▶ _Job_
Copy nothing but the text: reproduce each line of the listing exactly and leave the pictures out.

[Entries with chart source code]
———

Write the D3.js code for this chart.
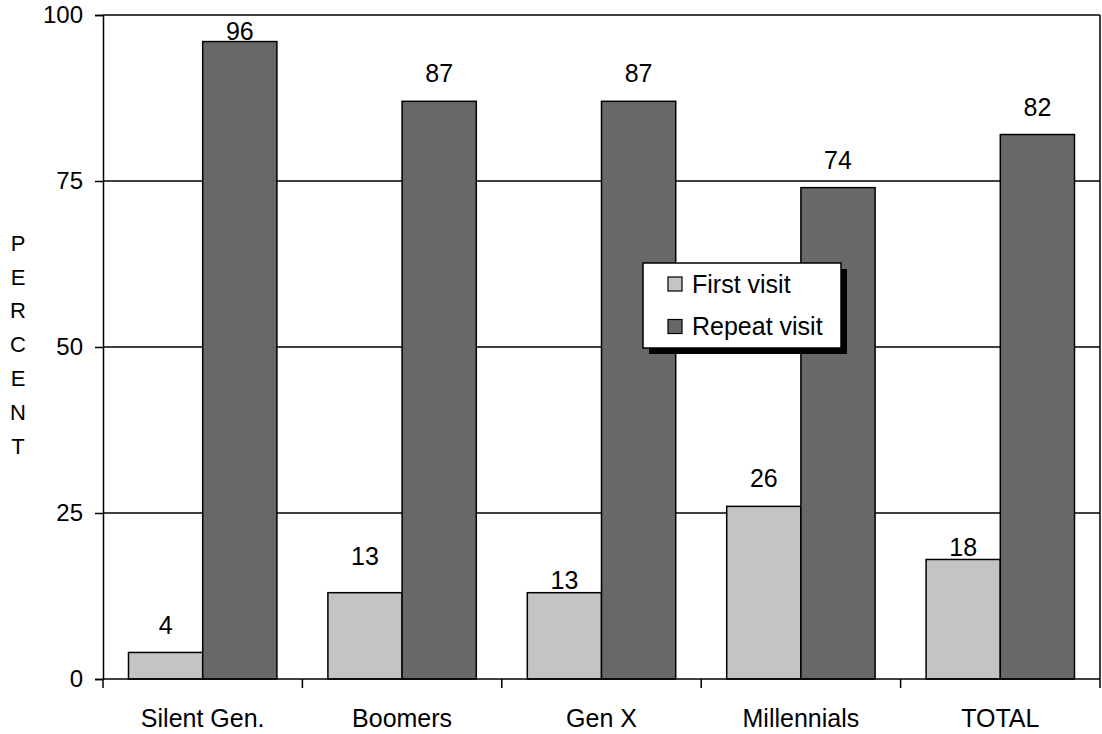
<!DOCTYPE html>
<html>
<head>
<meta charset="utf-8">
<script src="https://cdn.jsdelivr.net/npm/d3@7"></script>
<style>
  html, body { margin: 0; padding: 0; background: #fff; }
  svg { display: block; font-family: "Liberation Sans", Arial, sans-serif; }
</style>
</head>
<body>
<svg id="chart" width="1102" height="734"></svg>
<script>
// Visit type by generation (percent)
const categories = ["Silent Gen.", "Boomers", "Gen X", "Millennials", "TOTAL"];
const seriesNames = ["First visit", "Repeat visit"];
const firstVisit = [4, 13, 13, 26, 18];
const repeatVisit = [96, 87, 87, 74, 82];
const yTicks = [0, 25, 50, 75, 100];
const axisTitle = "PERCENT";

const colors = { "First visit": "#c4c4c4", "Repeat visit": "#686868" };
// distance from label baseline to bar top, per series and category
const labelGap = {
  "First visit": [18, 28, 4, 19, 3],
  "Repeat visit": [2, 19, 19, 19, 19]
};

const svg = d3.select("#chart");
const plotL = 103, plotR = 1100, plotT = 15, plotB = 679;

const x = d3.scaleBand().domain(categories).range([plotL, plotR]).padding(0);
const pad = 25.5;
const xs = d3.scaleBand().domain(seriesNames).range([pad, x.bandwidth() - pad]).padding(0);
const y = d3.scaleLinear().domain([0, 100]).range([plotB, plotT]);

// gridlines
svg.append("g").selectAll("line").data(yTicks.filter(d => d > 0)).join("line")
  .attr("x1", plotL).attr("x2", plotR)
  .attr("y1", d => y(d)).attr("y2", d => y(d))
  .attr("stroke", "#000").attr("stroke-width", 1.5);

// right border
svg.append("line").attr("x1", plotR).attr("x2", plotR).attr("y1", plotT).attr("y2", plotB)
  .attr("stroke", "#000").attr("stroke-width", 1.5);

// bars
const rows = categories.map((c, i) => ({ cat: c, i, vals: [
  { s: "First visit", v: firstVisit[i] },
  { s: "Repeat visit", v: repeatVisit[i] }
]}));

const groups = svg.append("g").selectAll("g").data(rows).join("g")
  .attr("transform", d => `translate(${x(d.cat)},0)`);

groups.selectAll("rect").data(d => d.vals).join("rect")
  .attr("x", d => xs(d.s))
  .attr("width", xs.bandwidth())
  .attr("y", d => y(d.v))
  .attr("height", d => y(0) - y(d.v))
  .attr("fill", d => colors[d.s])
  .attr("stroke", "#000").attr("stroke-width", 1.5);

groups.selectAll("text").data(d => d.vals.map(v => ({ ...v, i: d.i }))).join("text")
  .attr("x", d => xs(d.s) + xs.bandwidth() / 2)
  .attr("y", d => y(d.v) - labelGap[d.s][d.i])
  .attr("text-anchor", "middle")
  .attr("font-size", 25)
  .attr("fill", "#000")
  .text(d => d.v);

// y axis
const yAxis = d3.axisLeft(y).tickValues(yTicks).tickSize(8).tickPadding(12).tickFormat(d3.format("d"));
const gy = svg.append("g").attr("transform", `translate(${plotL},0)`).call(yAxis);
gy.select(".domain").attr("stroke", "#000").attr("stroke-width", 1.5);
gy.selectAll(".tick line").attr("stroke", "#000").attr("stroke-width", 1.5);
gy.selectAll(".tick text").attr("font-size", 24).attr("fill", "#000")
  .attr("font-family", "Liberation Sans, Arial, sans-serif");

// x axis with ticks at category boundaries
const gx = svg.append("g").attr("transform", `translate(0,${plotB})`);
gx.append("line").attr("x1", plotL).attr("x2", plotR).attr("stroke", "#000").attr("stroke-width", 1.5);
const edges = categories.map(c => x(c)).concat([plotR]);
gx.selectAll("line.tk").data(edges).join("line").attr("class", "tk")
  .attr("x1", d => d).attr("x2", d => d).attr("y1", 0).attr("y2", 9)
  .attr("stroke", "#000").attr("stroke-width", 1.5);
gx.selectAll("text").data(categories).join("text")
  .attr("x", d => x(d) + x.bandwidth() / 2)
  .attr("y", 48)
  .attr("text-anchor", "middle")
  .attr("font-size", 25)
  .attr("fill", "#000")
  .text(d => d);

// vertical axis title, one letter per line
svg.append("g").selectAll("text").data(axisTitle.split("")).join("text")
  .attr("x", 18)
  .attr("y", (d, i) => 243 + i * 33.8)
  .attr("dy", "0.35em")
  .attr("text-anchor", "middle")
  .attr("font-size", 22)
  .attr("fill", "#000")
  .text(d => d);

// legend with drop shadow
const lg = svg.append("g").attr("transform", "translate(643,263)");
const lw = 198, lh = 85;
lg.append("rect").attr("x", 6).attr("y", 6).attr("width", lw).attr("height", lh).attr("fill", "#000");
lg.append("rect").attr("width", lw).attr("height", lh).attr("fill", "#fff")
  .attr("stroke", "#000").attr("stroke-width", 1.5);
const items = lg.selectAll("g.item").data(seriesNames).join("g").attr("class", "item")
  .attr("transform", (d, i) => `translate(0,${21 + i * 42.5})`);
items.append("rect").attr("x", 25).attr("y", -7).attr("width", 14).attr("height", 14)
  .attr("fill", d => colors[d]).attr("stroke", "#000").attr("stroke-width", 1.2);
items.append("text").attr("x", 49).attr("y", 0).attr("dy", "0.35em")
  .attr("font-size", 25).attr("fill", "#000").text(d => d);
</script>
</body>
</html>
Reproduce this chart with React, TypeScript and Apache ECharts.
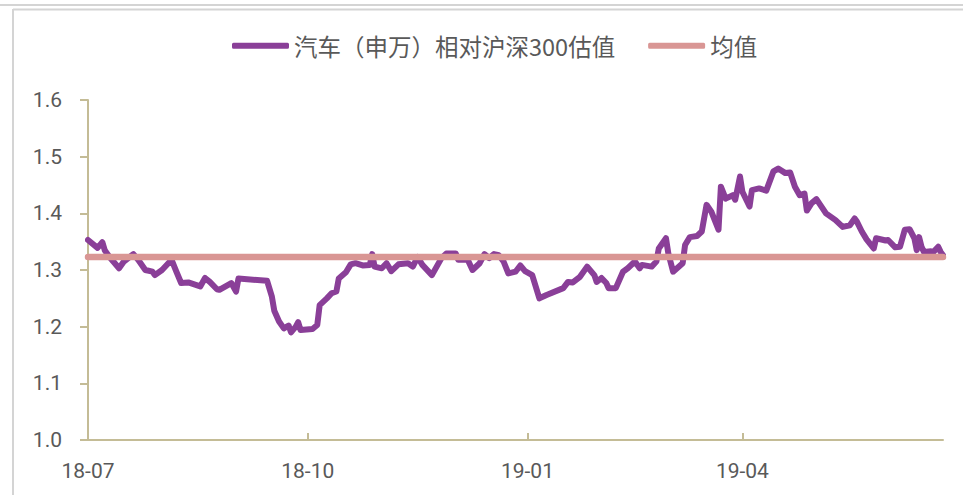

———

▶ _Correct answer_
Write the D3.js code for this chart.
<!DOCTYPE html>
<html>
<head>
<meta charset="utf-8">
<script src="https://cdn.jsdelivr.net/npm/d3@7"></script>
<style>
  html, body { margin: 0; padding: 0; background: #fff; }
  svg { display: block; font-family: "Liberation Sans", Arial, sans-serif; }
</style>
</head>
<body>
<svg id="chart" width="1102" height="734"></svg>
<script>
// Visit type by generation (percent)
const categories = ["Silent Gen.", "Boomers", "Gen X", "Millennials", "TOTAL"];
const seriesNames = ["First visit", "Repeat visit"];
const firstVisit = [4, 13, 13, 26, 18];
const repeatVisit = [96, 87, 87, 74, 82];
const yTicks = [0, 25, 50, 75, 100];
const axisTitle = "PERCENT";

const colors = { "First visit": "#c4c4c4", "Repeat visit": "#686868" };
// distance from label baseline to bar top, per series and category
const labelGap = {
  "First visit": [18, 28, 4, 19, 3],
  "Repeat visit": [2, 19, 19, 19, 19]
};

const svg = d3.select("#chart");
const plotL = 103, plotR = 1100, plotT = 15, plotB = 679;

const x = d3.scaleBand().domain(categories).range([plotL, plotR]).padding(0);
const pad = 25.5;
const xs = d3.scaleBand().domain(seriesNames).range([pad, x.bandwidth() - pad]).padding(0);
const y = d3.scaleLinear().domain([0, 100]).range([plotB, plotT]);

// gridlines
svg.append("g").selectAll("line").data(yTicks.filter(d => d > 0)).join("line")
  .attr("x1", plotL).attr("x2", plotR)
  .attr("y1", d => y(d)).attr("y2", d => y(d))
  .attr("stroke", "#000").attr("stroke-width", 1.5);

// right border
svg.append("line").attr("x1", plotR).attr("x2", plotR).attr("y1", plotT).attr("y2", plotB)
  .attr("stroke", "#000").attr("stroke-width", 1.5);

// bars
const rows = categories.map((c, i) => ({ cat: c, i, vals: [
  { s: "First visit", v: firstVisit[i] },
  { s: "Repeat visit", v: repeatVisit[i] }
]}));

const groups = svg.append("g").selectAll("g").data(rows).join("g")
  .attr("transform", d => `translate(${x(d.cat)},0)`);

groups.selectAll("rect").data(d => d.vals).join("rect")
  .attr("x", d => xs(d.s))
  .attr("width", xs.bandwidth())
  .attr("y", d => y(d.v))
  .attr("height", d => y(0) - y(d.v))
  .attr("fill", d => colors[d.s])
  .attr("stroke", "#000").attr("stroke-width", 1.5);

groups.selectAll("text").data(d => d.vals.map(v => ({ ...v, i: d.i }))).join("text")
  .attr("x", d => xs(d.s) + xs.bandwidth() / 2)
  .attr("y", d => y(d.v) - labelGap[d.s][d.i])
  .attr("text-anchor", "middle")
  .attr("font-size", 25)
  .attr("fill", "#000")
  .text(d => d.v);

// y axis
const yAxis = d3.axisLeft(y).tickValues(yTicks).tickSize(8).tickPadding(12).tickFormat(d3.format("d"));
const gy = svg.append("g").attr("transform", `translate(${plotL},0)`).call(yAxis);
gy.select(".domain").attr("stroke", "#000").attr("stroke-width", 1.5);
gy.selectAll(".tick line").attr("stroke", "#000").attr("stroke-width", 1.5);
gy.selectAll(".tick text").attr("font-size", 24).attr("fill", "#000")
  .attr("font-family", "Liberation Sans, Arial, sans-serif");

// x axis with ticks at category boundaries
const gx = svg.append("g").attr("transform", `translate(0,${plotB})`);
gx.append("line").attr("x1", plotL).attr("x2", plotR).attr("stroke", "#000").attr("stroke-width", 1.5);
const edges = categories.map(c => x(c)).concat([plotR]);
gx.selectAll("line.tk").data(edges).join("line").attr("class", "tk")
  .attr("x1", d => d).attr("x2", d => d).attr("y1", 0).attr("y2", 9)
  .attr("stroke", "#000").attr("stroke-width", 1.5);
gx.selectAll("text").data(categories).join("text")
  .attr("x", d => x(d) + x.bandwidth() / 2)
  .attr("y", 48)
  .attr("text-anchor", "middle")
  .attr("font-size", 25)
  .attr("fill", "#000")
  .text(d => d);

// vertical axis title, one letter per line
svg.append("g").selectAll("text").data(axisTitle.split("")).join("text")
  .attr("x", 18)
  .attr("y", (d, i) => 243 + i * 33.8)
  .attr("dy", "0.35em")
  .attr("text-anchor", "middle")
  .attr("font-size", 22)
  .attr("fill", "#000")
  .text(d => d);

// legend with drop shadow
const lg = svg.append("g").attr("transform", "translate(643,263)");
const lw = 198, lh = 85;
lg.append("rect").attr("x", 6).attr("y", 6).attr("width", lw).attr("height", lh).attr("fill", "#000");
lg.append("rect").attr("width", lw).attr("height", lh).attr("fill", "#fff")
  .attr("stroke", "#000").attr("stroke-width", 1.5);
const items = lg.selectAll("g.item").data(seriesNames).join("g").attr("class", "item")
  .attr("transform", (d, i) => `translate(0,${21 + i * 42.5})`);
items.append("rect").attr("x", 25).attr("y", -7).attr("width", 14).attr("height", 14)
  .attr("fill", d => colors[d]).attr("stroke", "#000").attr("stroke-width", 1.2);
items.append("text").attr("x", 49).attr("y", 0).attr("dy", "0.35em")
  .attr("font-size", 25).attr("fill", "#000").text(d => d);
</script>
</body>
</html>
Reproduce this chart with React, TypeScript and Apache ECharts.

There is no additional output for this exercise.